→ Supplied material:
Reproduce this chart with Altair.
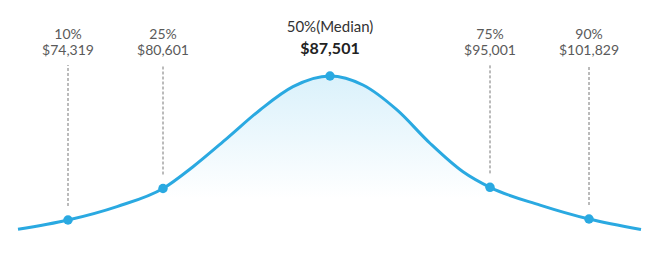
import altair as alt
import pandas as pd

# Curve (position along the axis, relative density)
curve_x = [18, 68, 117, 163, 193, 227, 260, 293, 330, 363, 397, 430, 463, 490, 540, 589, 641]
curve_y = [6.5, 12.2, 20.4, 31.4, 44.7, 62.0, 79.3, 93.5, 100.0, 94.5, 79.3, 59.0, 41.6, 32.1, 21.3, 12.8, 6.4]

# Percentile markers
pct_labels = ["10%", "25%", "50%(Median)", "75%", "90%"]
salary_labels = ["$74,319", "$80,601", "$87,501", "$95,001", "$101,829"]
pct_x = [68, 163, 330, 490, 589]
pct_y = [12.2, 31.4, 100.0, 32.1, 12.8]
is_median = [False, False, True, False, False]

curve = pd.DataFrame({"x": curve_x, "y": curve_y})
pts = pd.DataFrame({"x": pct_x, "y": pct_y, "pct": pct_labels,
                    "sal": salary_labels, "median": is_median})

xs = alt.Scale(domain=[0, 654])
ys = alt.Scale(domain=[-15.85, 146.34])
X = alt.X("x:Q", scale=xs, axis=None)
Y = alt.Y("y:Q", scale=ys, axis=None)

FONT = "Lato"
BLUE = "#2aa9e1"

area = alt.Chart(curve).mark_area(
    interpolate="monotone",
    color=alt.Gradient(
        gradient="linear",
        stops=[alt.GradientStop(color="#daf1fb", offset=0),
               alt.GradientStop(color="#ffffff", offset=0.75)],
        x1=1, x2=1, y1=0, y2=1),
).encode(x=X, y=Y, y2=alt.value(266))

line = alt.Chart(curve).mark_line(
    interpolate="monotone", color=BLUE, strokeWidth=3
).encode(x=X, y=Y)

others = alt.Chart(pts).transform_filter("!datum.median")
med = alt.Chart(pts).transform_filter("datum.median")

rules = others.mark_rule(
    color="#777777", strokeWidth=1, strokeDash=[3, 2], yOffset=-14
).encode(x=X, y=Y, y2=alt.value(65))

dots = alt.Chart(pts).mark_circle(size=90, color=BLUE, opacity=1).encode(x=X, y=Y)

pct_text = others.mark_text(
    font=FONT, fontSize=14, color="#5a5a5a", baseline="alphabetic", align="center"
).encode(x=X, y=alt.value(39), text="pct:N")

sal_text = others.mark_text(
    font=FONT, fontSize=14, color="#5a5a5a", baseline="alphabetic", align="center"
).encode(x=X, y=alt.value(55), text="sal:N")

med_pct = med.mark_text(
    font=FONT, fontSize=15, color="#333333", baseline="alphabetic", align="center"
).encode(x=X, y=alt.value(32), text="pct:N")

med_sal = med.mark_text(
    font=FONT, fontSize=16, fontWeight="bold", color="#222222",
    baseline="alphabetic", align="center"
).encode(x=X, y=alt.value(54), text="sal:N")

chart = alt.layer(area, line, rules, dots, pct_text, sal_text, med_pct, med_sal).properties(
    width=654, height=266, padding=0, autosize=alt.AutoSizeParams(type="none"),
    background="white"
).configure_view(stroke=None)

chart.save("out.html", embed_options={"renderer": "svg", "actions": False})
--
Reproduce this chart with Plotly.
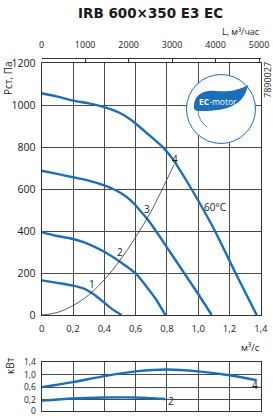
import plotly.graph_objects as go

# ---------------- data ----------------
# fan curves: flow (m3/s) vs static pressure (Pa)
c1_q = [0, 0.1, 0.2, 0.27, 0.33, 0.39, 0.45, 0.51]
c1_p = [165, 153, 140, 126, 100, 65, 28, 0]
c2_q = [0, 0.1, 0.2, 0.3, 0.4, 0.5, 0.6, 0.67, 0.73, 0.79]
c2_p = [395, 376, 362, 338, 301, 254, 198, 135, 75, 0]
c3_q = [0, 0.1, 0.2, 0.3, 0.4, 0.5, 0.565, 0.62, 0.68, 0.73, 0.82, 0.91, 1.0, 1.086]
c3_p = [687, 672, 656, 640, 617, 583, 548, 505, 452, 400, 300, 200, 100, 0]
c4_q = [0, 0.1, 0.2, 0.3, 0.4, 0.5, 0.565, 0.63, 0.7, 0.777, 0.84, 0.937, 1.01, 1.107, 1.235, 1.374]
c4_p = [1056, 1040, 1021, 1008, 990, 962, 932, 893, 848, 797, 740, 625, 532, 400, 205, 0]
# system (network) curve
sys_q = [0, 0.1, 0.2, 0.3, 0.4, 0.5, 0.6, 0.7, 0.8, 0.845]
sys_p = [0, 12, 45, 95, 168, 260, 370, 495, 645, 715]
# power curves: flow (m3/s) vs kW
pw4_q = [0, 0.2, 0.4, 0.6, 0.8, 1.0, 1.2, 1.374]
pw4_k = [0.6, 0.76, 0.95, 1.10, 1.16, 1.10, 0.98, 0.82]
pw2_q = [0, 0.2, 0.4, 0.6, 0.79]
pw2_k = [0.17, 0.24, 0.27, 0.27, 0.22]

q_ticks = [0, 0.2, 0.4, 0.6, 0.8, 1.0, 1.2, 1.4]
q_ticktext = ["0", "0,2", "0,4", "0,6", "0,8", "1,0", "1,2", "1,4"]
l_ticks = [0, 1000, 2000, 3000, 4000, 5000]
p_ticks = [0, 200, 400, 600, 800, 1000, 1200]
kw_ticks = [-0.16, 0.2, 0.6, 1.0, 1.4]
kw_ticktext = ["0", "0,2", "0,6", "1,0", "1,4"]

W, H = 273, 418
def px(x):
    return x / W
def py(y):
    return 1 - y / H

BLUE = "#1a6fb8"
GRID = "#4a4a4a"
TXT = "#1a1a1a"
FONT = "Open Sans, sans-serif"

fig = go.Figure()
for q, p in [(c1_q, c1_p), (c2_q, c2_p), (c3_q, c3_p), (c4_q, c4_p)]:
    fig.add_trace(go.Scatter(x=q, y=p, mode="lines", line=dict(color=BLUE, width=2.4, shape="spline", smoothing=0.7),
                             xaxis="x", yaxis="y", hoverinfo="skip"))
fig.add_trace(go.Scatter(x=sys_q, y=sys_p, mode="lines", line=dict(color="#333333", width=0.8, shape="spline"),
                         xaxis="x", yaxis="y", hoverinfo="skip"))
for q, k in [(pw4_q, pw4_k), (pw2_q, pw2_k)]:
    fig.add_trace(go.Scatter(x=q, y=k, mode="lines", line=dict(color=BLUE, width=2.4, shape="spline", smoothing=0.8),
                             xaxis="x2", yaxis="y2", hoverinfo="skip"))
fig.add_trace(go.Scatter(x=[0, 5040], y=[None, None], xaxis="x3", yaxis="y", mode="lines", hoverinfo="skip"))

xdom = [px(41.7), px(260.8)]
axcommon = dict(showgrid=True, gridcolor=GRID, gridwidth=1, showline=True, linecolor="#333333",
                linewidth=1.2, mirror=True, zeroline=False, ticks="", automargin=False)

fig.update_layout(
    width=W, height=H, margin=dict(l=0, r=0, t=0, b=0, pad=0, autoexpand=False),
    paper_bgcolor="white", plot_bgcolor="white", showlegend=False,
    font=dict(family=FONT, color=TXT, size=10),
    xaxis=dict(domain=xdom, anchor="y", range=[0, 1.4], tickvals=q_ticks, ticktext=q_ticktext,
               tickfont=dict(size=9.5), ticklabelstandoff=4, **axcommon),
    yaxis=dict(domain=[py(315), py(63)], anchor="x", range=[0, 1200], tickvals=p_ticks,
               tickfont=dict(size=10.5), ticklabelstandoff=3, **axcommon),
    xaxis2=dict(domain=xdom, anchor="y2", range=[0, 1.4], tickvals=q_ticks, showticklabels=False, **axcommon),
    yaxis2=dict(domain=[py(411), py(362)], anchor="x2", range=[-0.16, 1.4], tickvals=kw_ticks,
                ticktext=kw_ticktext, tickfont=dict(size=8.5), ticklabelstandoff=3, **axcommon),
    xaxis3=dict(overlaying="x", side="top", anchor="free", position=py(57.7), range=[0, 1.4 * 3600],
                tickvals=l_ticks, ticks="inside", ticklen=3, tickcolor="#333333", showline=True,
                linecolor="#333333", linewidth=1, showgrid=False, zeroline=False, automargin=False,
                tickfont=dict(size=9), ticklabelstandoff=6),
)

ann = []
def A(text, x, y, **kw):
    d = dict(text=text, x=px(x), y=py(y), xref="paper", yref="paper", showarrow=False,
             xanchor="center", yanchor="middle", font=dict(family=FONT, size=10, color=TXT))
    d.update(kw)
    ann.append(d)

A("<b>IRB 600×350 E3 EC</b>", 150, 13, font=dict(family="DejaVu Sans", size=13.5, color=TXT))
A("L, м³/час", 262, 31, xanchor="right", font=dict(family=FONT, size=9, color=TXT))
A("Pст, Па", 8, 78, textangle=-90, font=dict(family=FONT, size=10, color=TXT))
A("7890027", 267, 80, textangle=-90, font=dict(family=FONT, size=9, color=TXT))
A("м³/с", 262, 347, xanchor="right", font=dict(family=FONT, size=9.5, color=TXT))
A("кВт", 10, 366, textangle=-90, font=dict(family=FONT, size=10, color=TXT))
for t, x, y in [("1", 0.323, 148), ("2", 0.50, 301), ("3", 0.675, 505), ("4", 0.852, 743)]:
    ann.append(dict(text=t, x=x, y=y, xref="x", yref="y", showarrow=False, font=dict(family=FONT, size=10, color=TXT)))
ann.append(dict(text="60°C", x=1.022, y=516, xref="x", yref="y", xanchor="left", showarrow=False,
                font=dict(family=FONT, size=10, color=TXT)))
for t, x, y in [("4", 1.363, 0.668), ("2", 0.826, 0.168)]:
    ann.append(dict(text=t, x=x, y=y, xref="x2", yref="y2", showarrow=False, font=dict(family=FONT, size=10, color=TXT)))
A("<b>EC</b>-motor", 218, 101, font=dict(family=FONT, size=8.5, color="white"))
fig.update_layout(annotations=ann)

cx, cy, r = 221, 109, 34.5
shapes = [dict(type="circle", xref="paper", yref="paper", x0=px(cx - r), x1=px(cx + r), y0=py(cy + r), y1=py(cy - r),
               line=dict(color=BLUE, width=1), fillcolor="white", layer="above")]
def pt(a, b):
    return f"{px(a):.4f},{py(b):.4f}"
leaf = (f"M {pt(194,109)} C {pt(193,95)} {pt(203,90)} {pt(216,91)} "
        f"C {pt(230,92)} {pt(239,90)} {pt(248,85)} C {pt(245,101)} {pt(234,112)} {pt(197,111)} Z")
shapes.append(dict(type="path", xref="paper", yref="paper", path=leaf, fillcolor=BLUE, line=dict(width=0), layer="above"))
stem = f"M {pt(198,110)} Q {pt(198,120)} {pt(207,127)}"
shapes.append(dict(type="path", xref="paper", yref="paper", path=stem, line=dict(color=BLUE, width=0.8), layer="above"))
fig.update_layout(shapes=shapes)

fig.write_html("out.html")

→ Challenge:
Repeat only the lines from the one holding "Reproduce this chart with Altair." to the one holding "is_median = [False, False, True, False, False]", both ends included, and drop the images.

→ Output below:
Reproduce this chart with Altair.
import altair as alt
import pandas as pd

# Curve (position along the axis, relative density)
curve_x = [18, 68, 117, 163, 193, 227, 260, 293, 330, 363, 397, 430, 463, 490, 540, 589, 641]
curve_y = [6.5, 12.2, 20.4, 31.4, 44.7, 62.0, 79.3, 93.5, 100.0, 94.5, 79.3, 59.0, 41.6, 32.1, 21.3, 12.8, 6.4]

# Percentile markers
pct_labels = ["10%", "25%", "50%(Median)", "75%", "90%"]
salary_labels = ["$74,319", "$80,601", "$87,501", "$95,001", "$101,829"]
pct_x = [68, 163, 330, 490, 589]
pct_y = [12.2, 31.4, 100.0, 32.1, 12.8]
is_median = [False, False, True, False, False]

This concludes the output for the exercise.